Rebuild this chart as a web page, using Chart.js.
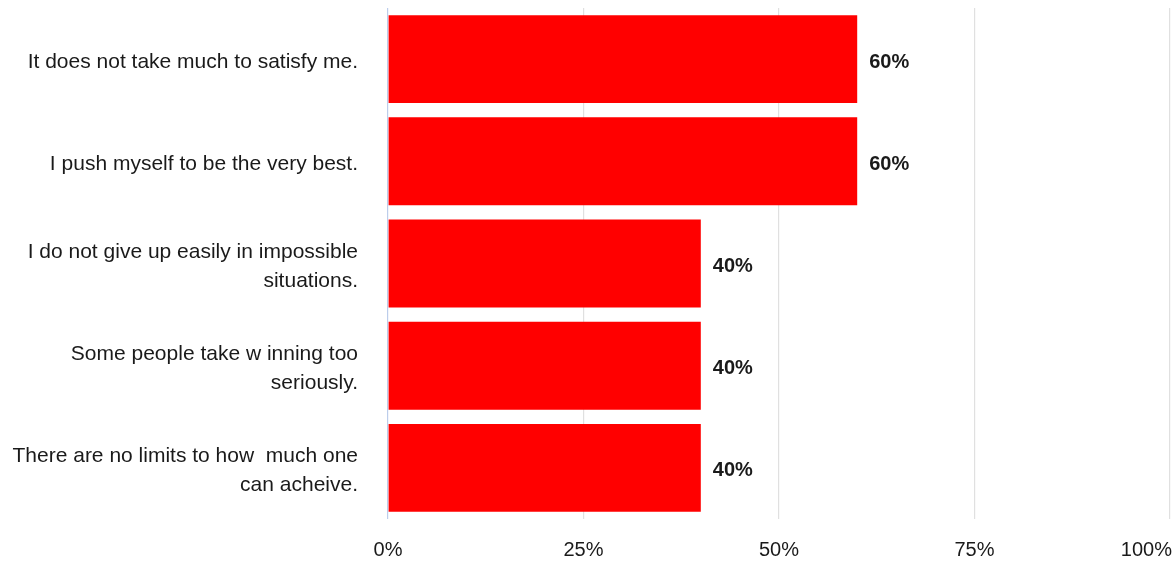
· · · ·
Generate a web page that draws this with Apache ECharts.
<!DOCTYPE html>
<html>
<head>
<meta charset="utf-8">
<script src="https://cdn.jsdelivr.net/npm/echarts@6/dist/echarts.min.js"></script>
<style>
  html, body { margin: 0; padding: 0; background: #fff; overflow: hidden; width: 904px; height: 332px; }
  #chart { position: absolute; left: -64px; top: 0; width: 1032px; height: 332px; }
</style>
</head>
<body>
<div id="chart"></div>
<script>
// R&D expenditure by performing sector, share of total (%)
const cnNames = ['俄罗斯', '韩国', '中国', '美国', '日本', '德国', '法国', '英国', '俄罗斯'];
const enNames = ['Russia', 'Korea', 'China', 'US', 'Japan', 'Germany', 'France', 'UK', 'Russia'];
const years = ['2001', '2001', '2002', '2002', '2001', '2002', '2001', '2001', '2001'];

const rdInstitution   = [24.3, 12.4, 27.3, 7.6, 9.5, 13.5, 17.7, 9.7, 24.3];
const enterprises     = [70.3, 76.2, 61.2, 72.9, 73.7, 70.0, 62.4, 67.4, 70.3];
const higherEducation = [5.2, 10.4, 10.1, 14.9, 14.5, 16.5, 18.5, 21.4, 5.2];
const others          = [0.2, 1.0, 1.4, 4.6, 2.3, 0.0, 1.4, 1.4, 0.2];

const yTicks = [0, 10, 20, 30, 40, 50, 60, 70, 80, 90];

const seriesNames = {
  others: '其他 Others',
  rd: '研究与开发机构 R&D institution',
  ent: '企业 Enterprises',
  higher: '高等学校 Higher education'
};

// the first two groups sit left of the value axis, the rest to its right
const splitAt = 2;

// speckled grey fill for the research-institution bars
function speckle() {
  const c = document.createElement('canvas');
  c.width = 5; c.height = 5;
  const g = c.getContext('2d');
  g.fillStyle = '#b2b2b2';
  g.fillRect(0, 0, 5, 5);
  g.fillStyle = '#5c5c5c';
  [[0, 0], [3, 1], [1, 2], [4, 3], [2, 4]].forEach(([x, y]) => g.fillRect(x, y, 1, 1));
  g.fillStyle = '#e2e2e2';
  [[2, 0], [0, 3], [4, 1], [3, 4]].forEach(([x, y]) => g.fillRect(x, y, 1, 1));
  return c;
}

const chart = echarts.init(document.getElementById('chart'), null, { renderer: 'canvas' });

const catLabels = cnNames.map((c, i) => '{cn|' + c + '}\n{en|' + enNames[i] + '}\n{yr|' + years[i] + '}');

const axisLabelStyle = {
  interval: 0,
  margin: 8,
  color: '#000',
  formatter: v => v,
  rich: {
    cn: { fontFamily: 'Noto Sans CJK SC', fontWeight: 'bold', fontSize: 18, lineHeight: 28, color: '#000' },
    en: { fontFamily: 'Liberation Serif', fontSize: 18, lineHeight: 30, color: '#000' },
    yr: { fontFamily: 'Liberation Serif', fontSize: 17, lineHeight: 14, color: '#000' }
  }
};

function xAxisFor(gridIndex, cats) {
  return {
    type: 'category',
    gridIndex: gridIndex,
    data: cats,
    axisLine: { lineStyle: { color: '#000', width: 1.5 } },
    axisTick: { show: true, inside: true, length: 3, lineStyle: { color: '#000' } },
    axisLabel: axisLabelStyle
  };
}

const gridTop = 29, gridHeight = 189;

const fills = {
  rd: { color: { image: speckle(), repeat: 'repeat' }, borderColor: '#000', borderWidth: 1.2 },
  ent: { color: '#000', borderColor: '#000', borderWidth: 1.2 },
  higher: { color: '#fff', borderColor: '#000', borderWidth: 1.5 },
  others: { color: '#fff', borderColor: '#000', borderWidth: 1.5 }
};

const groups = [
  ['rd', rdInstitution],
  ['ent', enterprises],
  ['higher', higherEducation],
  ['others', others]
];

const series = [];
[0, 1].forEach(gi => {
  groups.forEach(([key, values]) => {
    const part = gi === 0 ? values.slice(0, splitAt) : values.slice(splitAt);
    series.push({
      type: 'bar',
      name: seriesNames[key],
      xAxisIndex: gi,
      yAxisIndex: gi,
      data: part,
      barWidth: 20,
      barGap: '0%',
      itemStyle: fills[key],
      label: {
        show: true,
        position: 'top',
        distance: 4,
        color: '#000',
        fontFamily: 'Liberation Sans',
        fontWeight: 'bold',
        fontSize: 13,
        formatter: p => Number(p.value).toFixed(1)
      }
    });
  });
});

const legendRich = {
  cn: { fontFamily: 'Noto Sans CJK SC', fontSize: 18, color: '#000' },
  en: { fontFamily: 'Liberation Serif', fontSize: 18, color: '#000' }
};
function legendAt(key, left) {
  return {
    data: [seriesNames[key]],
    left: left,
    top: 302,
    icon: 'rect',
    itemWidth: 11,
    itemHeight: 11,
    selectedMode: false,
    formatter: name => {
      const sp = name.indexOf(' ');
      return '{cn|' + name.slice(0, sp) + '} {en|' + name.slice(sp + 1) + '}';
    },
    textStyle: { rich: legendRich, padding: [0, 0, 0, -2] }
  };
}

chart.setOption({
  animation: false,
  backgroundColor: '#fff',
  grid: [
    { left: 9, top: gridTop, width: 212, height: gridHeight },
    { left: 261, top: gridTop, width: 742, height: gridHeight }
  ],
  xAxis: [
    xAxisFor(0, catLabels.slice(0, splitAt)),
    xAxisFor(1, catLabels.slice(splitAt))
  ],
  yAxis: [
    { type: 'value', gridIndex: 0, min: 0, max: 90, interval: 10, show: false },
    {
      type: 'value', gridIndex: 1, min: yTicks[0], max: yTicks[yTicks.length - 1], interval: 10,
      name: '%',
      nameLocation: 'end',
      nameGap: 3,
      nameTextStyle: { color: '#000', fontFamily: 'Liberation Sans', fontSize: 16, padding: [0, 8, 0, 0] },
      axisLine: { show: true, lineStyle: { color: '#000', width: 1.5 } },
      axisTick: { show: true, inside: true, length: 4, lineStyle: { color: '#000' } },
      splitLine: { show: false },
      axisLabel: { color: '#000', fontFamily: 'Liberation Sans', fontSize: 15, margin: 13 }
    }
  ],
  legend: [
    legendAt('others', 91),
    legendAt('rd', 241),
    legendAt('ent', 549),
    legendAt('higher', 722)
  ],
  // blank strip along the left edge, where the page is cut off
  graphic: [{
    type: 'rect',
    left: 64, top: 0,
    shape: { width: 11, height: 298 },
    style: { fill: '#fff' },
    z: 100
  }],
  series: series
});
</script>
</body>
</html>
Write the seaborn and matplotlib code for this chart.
· · · ·
What is expected: Begin at the line that has "Generate a web"; stop after the line that has "1.4, 1.4, 0.2];". Copy every line in that span exactly.

Worked solution:
Generate a web page that draws this with Apache ECharts.
<!DOCTYPE html>
<html>
<head>
<meta charset="utf-8">
<script src="https://cdn.jsdelivr.net/npm/echarts@6/dist/echarts.min.js"></script>
<style>
  html, body { margin: 0; padding: 0; background: #fff; overflow: hidden; width: 904px; height: 332px; }
  #chart { position: absolute; left: -64px; top: 0; width: 1032px; height: 332px; }
</style>
</head>
<body>
<div id="chart"></div>
<script>
// R&D expenditure by performing sector, share of total (%)
const cnNames = ['俄罗斯', '韩国', '中国', '美国', '日本', '德国', '法国', '英国', '俄罗斯'];
const enNames = ['Russia', 'Korea', 'China', 'US', 'Japan', 'Germany', 'France', 'UK', 'Russia'];
const years = ['2001', '2001', '2002', '2002', '2001', '2002', '2001', '2001', '2001'];

const rdInstitution   = [24.3, 12.4, 27.3, 7.6, 9.5, 13.5, 17.7, 9.7, 24.3];
const enterprises     = [70.3, 76.2, 61.2, 72.9, 73.7, 70.0, 62.4, 67.4, 70.3];
const higherEducation = [5.2, 10.4, 10.1, 14.9, 14.5, 16.5, 18.5, 21.4, 5.2];
const others          = [0.2, 1.0, 1.4, 4.6, 2.3, 0.0, 1.4, 1.4, 0.2];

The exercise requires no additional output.